The University System campuses are the exclusive beneficiary of five separate land grants given to Montana by the federal government at the time of statehood.  These grants are protected by federal law and by the State Constitution which says that the income from the grants is “inviolate and sacred for the purpose for which they were dedicated” (Article 10, Sec. 10).  I have previously provided the Board with an extended discussion of the creation and legal status of the land grants (see attached memo dated July 11-12, 2002).  Beginning in 1963 the state legislature began to divert some land grant income away from the beneficiary campuses and to the Department of State Lands (now the Trust Lands Management Division within the Department of Natural Resources and Conservation).  Currently five different assessments on land grant income are made to fund functions and agencies outside the University System (for history of development of the assessments see above noted memo of July 11-12, 2002).

 

Currently, University System land grant income amounts to something in the neighborhood of $4 million annually.  The annual administrative fees typically are between $400,000 and $500,000.  Since inception of the fees over $5,000,000 of University System land grant income has been taken with a present value between $11,000,000 and $12,000,000 (for a more complete accounting and a summary of how these totals were derived see my memo to the Board dated March 16, 2003, attached hereto).

 

It has long been my opinion that the assessment of these administrative fees violates federal statute (for one trust:  MSU’s Morrill Act Trust) and the State Constitution (for all the trusts).  In addition, I do not think that any statute of limitations bars the Regents’ right to seek recoupment for the current value of all fees taken from the land grant trusts (see July 11-12, 2002 memo noted above).  The Board in September 2002 had before it a formal Complaint, drafted at the Board’s request, that could have been used to launch a lawsuit to recoup the lost land grant income.  The Board delayed action and in March 2003, on the motion of Regent Mercer, decided  to defer litigation and instead request the legislative leadership to solicit their own opinion on the issue from legislative counsel.

 

Thereafter, Commissioner Crofts forwarded the Board’s request and  Senator Keenan agreed to put the question of the legal propriety of the administrative fees to Greg Petesch, Director of Legal Services for the Legislative Service Division.  On February, 26, 2004 Mr.

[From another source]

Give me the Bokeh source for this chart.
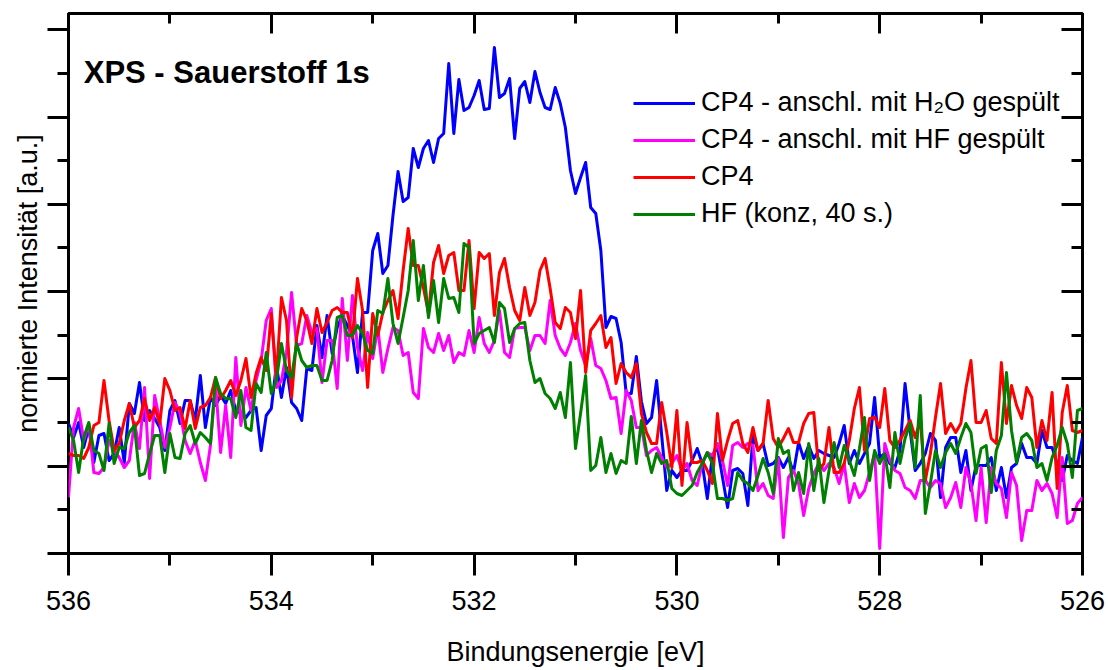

Petesch issued his opinion (attached hereto).  Although Mr. Petesch prudently declined to announce that the scheme of land grant fee assessments was absolutely legal or illegal, his informed discussion of the issues confirms that the Regents’ arguments against the assessments have substantial merit.  I believe his opinion vindicates the position that such assessments are on shaky legal ground.

 

Conclusion

 

The Board has wrestled with this issue off and on for several years.  Among the Board’s options are litigation, an attorney general’s opinion, corrective legislation, a negotiated compromise or some combination of these.  I do not presume to know which is the best approach, weighing all the legal, policy and public relations pros and cons.  However, given the strong likelihood that some University System monies are being unconstitutionally diverted, it seems that the Board has some duty to take some action to either correct the practice or get a definitive legal answer as to the propriety of the practice.